Questionado no programa "Roda Viva" pelo jornalista Rodrigo Rangel se a PF, de fato, vai esperar o julgamento para prender Bolsonaro ou se pode pedir a prisão imediata do ex-presidente, Andrei Rodrigues deixou as duas possibilidades em aberto.
"Esse é um caso, e são vários casos, que são questões técnicas. A prisão ou não prisão não depende da vontade ou do desejo ou do imaginário das pessoas, ou de pressão política ou pressão popular. Depende de requisitos legais, requisitos que estão no Código de Processo Penal, que estão no Código Penal e que também precisam de uma decisão judicial. A Polícia Federal, salvo situação em flagrante, cumpre mandados de prisão expedidos pelo Poder Judiciário e ouvindo o Ministério Público. Então, nesse caso, ou em qualquer outro caso, é uma questão técnica. Se estiverem presentes os pressupostos de alguma medida cautelar, a Polícia Federal não tem a opção de fazer, deixar de fazer, porque vai ser bom, vai ser ruim, vai ser desgastante ou não vai ser desgastante. Não é uma opção do Policial Federal ignorar o que está na lei", declarou o diretor-geral da PF.

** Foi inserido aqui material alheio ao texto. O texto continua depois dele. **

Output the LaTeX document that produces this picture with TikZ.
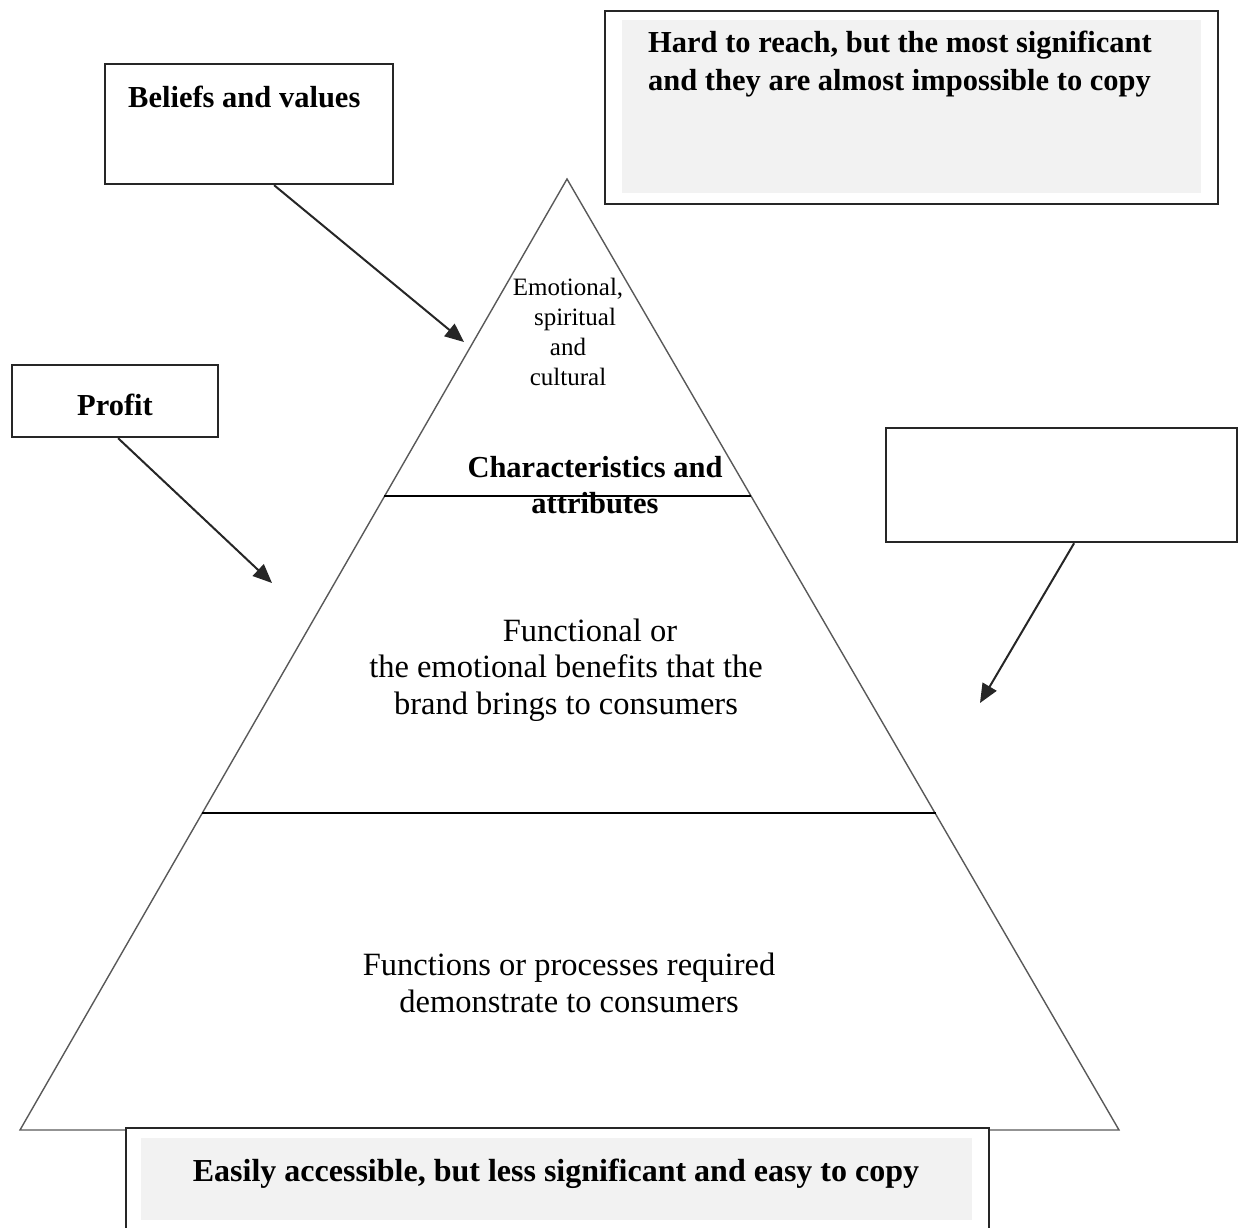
\documentclass[tikz,border=0pt]{standalone}
\usepackage{fontspec}
\setmainfont{Liberation Serif}
\usetikzlibrary{arrows.meta}
\begin{document}
\begin{tikzpicture}[x=1pt,y=-1pt,
  frame/.style={draw=black!85, line width=2.2pt, inner sep=0pt},
  shade/.style={fill=black!5, draw=none, inner sep=0pt},
  pointer/.style={draw=black!85, line width=2pt, -{Triangle[length=19pt,width=16pt]}},
  side/.style={draw=black!65, line width=1.4pt},
  tier/.style={draw=black, line width=2pt},
  headline/.style={font=\fontsize{30.5}{36}\selectfont\bfseries, inner sep=0pt},
  bodytext/.style={font=\fontsize{32.5}{36.5}\selectfont, inner sep=0pt, align=center},
  smalltext/.style={font=\fontsize{25}{30}\selectfont, inner sep=0pt, align=center}]

\path[use as bounding box, clip] (0,0) rectangle (1242,1228);

% pyramid outline
\coordinate (apex) at (567,179);
\coordinate (base left) at (20,1130);
\coordinate (base right) at (1119,1130);
\draw[side, line join=miter] (base left) -- (apex) -- (base right) -- cycle;

% tier dividers
\coordinate (upper left) at (384,496);
\coordinate (upper right) at (751,496);
\coordinate (lower left) at (202,813);
\coordinate (lower right) at (936,813);
\draw[tier] (upper left) -- (upper right);
\draw[tier] (lower left) -- (lower right);

% texts inside the pyramid (base anchor = last line's baseline)
\node (top tier) [smalltext, anchor=base] at (568,385)
  {Emotional,\\\hspace*{14pt}spiritual\\and\\cultural};
\node (attributes) [headline, align=center, anchor=base] at (595,513)
  {Characteristics and\\attributes};
\node (middle tier) [bodytext, anchor=base] at (566,714)
  {\hspace*{48pt}Functional or\\the emotional benefits that the\\brand brings to consumers};
\node (bottom tier) [bodytext, anchor=base] at (569,1012)
  {Functions or processes required\\demonstrate to consumers};

% top-right note
\node (hard box) [frame, anchor=north west, minimum width=613pt, minimum height=193pt] at (604,10) {};
\node (hard shade) [shade, anchor=north west, minimum width=579pt, minimum height=173pt] at (622,20) {};
\node (hard text) [headline, font=\fontsize{30.5}{38.5}\selectfont\bfseries, align=left, anchor=base west] at (648,91)
  {Hard to reach, but the most significant\\and they are almost impossible to copy};

% bottom note
\node (easy box) [frame, fill=white, anchor=north west, minimum width=863pt, minimum height=130pt] at (125,1127) {};
\node (easy shade) [shade, anchor=north west, minimum width=831pt, minimum height=82pt] at (141,1138) {};
\node (easy text) [headline, font=\fontsize{32}{38}\selectfont\bfseries, anchor=base] at (556,1181)
  {Easily accessible, but less significant and easy to copy};

% side boxes
\node (beliefs) [frame, anchor=north west, minimum width=288pt, minimum height=120pt] at (104,63) {};
\node (beliefs text) [headline, anchor=base west] at (128,108) {Beliefs and values};

\node (profit) [frame, anchor=north west, minimum width=206pt, minimum height=72pt] at (11,364) {};
\node (profit text) [headline, anchor=base] at (115,415) {Profit};

\node (benefit box) [frame, anchor=north west, minimum width=351pt, minimum height=114pt] at (885,427) {};

% pointers into the pyramid
\coordinate (beliefs tip) at (464,342);
\coordinate (profit tip) at (272,583);
\coordinate (benefit tip) at (980,703);
\draw[pointer] ([xshift=25pt]beliefs.south) -- (beliefs tip);
\draw[pointer] ([xshift=3pt]profit.south) -- (profit tip);
\draw[pointer] ([xshift=12.5pt]benefit box.south) -- (benefit tip);

\end{tikzpicture}
\end{document}
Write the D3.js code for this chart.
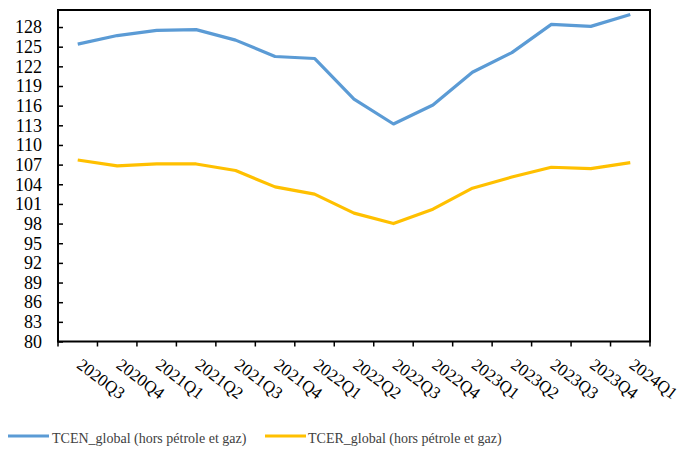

"Qualquer pedido de medida cautelar, seja uma busca e apreensão, seja uma medida adversa da prisão, seja a própria prisão, ela tem requisitos legais. Se algum investigado incorrer naqueles fatores ali, que estão elencados, se não me engano, artigos 312, 313 do Código de Processo Penal, que estão elencados ali para prisão preventiva, por exemplo, o policial tem o dever de apresentar ao Poder Judiciário a sua representação em razão disso, e é o dever, não é um direito e não é uma pretensão pessoal", prosseguiu.